** Begin **
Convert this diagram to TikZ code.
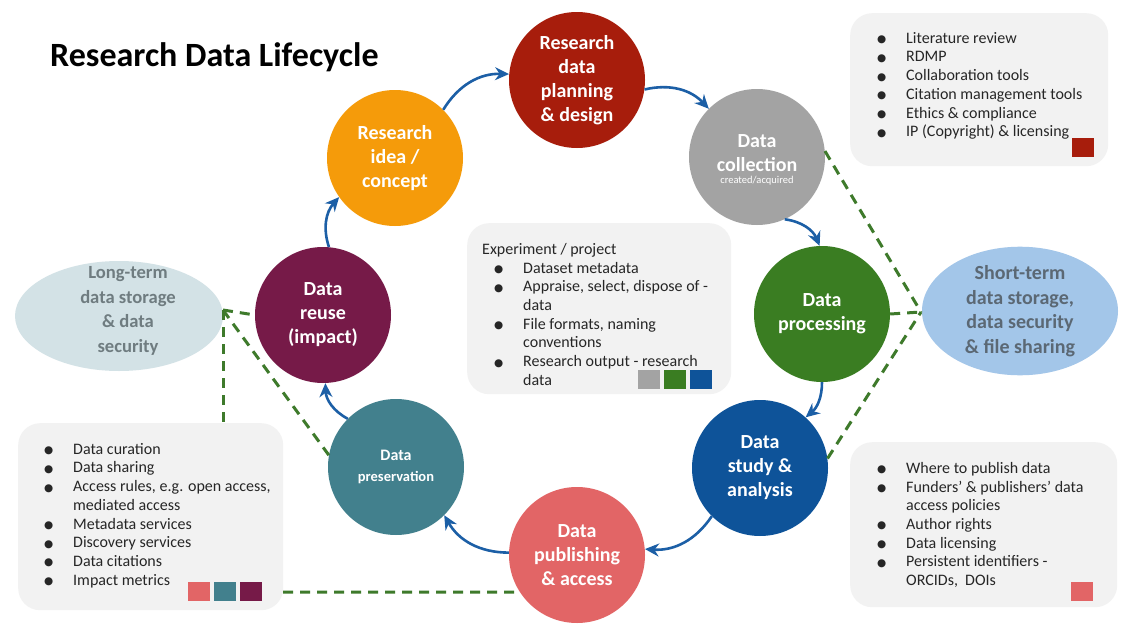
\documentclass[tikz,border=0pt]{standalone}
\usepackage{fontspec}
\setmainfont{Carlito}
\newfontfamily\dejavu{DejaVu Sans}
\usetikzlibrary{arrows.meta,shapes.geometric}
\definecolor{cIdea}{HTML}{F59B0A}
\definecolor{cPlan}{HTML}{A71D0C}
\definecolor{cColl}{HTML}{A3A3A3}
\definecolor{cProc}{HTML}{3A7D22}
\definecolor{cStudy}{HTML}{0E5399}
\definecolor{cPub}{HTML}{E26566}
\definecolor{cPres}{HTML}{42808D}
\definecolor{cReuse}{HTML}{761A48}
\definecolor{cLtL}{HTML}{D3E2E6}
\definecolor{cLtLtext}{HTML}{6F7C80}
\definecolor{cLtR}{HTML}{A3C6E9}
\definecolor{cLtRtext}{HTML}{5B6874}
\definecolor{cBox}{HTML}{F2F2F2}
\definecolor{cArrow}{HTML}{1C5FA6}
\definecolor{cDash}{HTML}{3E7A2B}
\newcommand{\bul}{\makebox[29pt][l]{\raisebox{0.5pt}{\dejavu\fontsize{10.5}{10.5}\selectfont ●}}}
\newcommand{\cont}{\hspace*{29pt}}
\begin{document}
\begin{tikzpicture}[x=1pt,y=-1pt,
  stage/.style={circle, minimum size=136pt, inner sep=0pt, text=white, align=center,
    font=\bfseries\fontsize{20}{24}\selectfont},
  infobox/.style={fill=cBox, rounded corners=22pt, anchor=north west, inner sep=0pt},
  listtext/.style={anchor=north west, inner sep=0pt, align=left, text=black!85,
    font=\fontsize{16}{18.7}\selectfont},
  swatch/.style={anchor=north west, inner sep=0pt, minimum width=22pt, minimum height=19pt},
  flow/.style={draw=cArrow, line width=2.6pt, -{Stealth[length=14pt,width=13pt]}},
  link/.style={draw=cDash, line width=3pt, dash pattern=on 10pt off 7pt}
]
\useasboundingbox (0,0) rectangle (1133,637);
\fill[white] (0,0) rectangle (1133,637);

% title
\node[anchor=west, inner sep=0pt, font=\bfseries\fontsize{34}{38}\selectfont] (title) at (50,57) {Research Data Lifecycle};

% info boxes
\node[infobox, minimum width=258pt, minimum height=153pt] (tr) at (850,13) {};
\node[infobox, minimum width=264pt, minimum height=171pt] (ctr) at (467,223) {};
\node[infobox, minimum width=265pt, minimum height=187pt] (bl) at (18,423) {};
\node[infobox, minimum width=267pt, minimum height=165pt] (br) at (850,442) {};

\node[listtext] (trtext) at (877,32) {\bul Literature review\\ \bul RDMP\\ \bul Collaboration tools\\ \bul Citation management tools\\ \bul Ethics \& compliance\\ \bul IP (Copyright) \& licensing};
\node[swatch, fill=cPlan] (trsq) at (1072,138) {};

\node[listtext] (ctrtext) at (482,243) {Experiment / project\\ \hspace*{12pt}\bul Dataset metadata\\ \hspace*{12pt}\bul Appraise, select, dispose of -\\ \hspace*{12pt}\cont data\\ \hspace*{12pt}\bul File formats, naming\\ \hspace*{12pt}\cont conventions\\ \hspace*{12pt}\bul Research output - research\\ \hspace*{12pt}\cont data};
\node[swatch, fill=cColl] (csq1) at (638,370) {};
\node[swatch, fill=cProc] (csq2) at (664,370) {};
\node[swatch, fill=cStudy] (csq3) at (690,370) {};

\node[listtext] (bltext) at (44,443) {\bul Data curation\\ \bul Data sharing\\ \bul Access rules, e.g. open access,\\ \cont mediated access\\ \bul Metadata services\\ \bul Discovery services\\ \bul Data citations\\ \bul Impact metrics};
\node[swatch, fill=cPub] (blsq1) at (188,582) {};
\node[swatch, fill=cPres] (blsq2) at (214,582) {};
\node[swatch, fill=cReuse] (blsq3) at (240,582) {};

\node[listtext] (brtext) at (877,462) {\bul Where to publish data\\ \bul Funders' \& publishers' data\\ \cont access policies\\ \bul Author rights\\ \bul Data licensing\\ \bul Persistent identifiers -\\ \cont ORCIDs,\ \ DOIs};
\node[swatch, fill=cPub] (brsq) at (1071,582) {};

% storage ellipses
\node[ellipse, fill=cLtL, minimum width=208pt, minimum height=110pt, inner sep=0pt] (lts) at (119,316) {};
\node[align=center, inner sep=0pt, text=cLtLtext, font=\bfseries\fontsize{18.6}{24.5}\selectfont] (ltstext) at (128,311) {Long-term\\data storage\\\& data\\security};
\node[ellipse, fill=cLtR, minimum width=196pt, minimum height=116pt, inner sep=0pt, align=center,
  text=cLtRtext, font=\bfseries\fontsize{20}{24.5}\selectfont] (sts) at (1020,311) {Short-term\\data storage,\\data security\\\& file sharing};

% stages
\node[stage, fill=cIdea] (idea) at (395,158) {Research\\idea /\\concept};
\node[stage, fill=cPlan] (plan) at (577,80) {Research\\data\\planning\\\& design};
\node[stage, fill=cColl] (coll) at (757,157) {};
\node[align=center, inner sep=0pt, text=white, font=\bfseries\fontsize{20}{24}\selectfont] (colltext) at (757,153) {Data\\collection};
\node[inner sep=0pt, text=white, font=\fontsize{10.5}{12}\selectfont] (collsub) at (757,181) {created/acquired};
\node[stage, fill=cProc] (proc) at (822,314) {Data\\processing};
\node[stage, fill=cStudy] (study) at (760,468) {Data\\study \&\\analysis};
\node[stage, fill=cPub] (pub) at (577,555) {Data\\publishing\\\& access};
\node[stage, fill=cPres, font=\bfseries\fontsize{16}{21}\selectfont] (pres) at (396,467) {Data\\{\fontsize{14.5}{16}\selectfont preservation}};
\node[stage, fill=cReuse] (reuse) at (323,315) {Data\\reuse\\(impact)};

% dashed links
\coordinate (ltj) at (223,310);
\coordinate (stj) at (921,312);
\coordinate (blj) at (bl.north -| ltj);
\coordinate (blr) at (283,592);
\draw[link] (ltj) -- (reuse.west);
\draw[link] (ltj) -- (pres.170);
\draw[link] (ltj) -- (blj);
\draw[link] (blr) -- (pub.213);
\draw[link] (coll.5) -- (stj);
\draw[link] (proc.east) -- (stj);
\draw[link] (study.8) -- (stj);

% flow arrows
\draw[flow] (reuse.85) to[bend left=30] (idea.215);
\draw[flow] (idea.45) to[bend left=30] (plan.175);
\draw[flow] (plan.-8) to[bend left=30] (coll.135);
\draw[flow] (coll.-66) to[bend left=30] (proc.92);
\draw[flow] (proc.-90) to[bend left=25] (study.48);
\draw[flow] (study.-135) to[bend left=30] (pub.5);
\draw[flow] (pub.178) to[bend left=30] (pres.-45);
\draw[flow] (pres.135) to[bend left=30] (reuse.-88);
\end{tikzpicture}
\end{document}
** End **
** Begin **
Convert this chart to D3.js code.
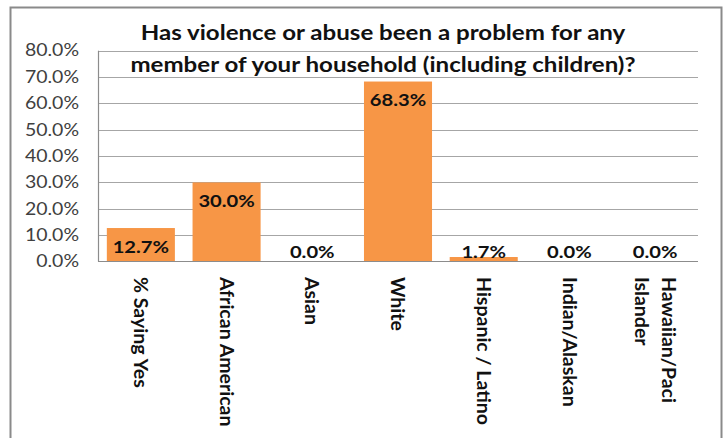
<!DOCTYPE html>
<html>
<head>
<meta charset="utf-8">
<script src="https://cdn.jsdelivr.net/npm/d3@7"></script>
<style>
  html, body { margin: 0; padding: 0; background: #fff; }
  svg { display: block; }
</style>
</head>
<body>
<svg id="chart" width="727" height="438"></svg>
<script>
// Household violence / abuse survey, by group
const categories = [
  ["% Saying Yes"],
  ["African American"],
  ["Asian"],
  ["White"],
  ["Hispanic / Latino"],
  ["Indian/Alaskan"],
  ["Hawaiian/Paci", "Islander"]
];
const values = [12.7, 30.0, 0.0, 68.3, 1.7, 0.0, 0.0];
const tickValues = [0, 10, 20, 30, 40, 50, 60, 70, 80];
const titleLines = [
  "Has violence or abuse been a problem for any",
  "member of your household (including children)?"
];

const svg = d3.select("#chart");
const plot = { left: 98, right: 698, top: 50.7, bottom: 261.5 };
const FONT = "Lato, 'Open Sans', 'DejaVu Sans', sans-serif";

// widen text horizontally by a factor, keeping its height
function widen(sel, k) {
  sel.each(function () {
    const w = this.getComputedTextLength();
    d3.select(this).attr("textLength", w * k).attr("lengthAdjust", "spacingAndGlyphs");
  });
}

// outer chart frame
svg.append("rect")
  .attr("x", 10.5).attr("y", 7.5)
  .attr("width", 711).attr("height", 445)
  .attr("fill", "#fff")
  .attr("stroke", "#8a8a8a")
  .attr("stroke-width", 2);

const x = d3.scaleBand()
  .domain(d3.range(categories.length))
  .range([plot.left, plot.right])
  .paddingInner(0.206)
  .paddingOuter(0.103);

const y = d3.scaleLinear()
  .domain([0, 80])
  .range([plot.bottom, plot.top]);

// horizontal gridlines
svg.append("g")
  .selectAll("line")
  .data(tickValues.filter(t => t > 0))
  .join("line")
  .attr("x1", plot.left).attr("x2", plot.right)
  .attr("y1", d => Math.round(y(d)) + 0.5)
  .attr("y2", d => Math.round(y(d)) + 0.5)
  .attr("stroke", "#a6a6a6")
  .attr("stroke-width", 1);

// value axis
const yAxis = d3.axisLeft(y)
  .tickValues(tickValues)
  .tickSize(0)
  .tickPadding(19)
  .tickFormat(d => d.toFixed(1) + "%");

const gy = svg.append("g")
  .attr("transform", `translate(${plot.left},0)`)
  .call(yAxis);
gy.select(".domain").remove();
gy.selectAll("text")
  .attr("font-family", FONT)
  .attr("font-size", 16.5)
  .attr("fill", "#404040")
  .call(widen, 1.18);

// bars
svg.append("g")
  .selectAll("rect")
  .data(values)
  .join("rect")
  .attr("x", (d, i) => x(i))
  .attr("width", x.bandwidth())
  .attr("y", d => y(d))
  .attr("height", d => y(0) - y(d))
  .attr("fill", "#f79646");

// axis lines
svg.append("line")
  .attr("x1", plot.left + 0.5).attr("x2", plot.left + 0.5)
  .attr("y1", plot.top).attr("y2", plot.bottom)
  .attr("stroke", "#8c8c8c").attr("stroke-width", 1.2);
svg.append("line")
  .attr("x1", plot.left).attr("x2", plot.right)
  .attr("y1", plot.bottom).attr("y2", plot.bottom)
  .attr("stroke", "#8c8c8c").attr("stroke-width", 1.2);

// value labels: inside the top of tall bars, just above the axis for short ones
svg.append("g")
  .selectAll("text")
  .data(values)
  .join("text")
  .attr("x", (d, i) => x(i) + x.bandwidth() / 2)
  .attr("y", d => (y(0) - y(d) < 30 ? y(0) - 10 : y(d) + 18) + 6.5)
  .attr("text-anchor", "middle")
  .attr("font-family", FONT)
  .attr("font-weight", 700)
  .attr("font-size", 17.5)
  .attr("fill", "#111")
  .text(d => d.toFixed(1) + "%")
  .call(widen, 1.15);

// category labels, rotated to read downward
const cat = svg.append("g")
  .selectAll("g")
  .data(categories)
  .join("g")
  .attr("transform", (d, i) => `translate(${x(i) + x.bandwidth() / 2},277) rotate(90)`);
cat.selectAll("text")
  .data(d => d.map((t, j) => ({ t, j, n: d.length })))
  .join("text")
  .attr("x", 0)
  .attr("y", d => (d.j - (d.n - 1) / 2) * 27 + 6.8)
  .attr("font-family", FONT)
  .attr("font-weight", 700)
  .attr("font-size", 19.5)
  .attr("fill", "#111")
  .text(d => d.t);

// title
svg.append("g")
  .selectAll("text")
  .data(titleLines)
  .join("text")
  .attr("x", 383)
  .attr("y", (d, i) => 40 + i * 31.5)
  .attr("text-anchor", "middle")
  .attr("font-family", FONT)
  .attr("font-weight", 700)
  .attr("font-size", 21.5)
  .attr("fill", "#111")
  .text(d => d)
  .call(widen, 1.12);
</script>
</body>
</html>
** End **
Find the word "this" in the material, then list each line that holds it.

Convert this diagram to TikZ code.
Convert this chart to D3.js code.
    const w = this.getComputedTextLength();
    d3.select(this).attr("textLength", w * k).attr("lengthAdjust", "spacingAndGlyphs");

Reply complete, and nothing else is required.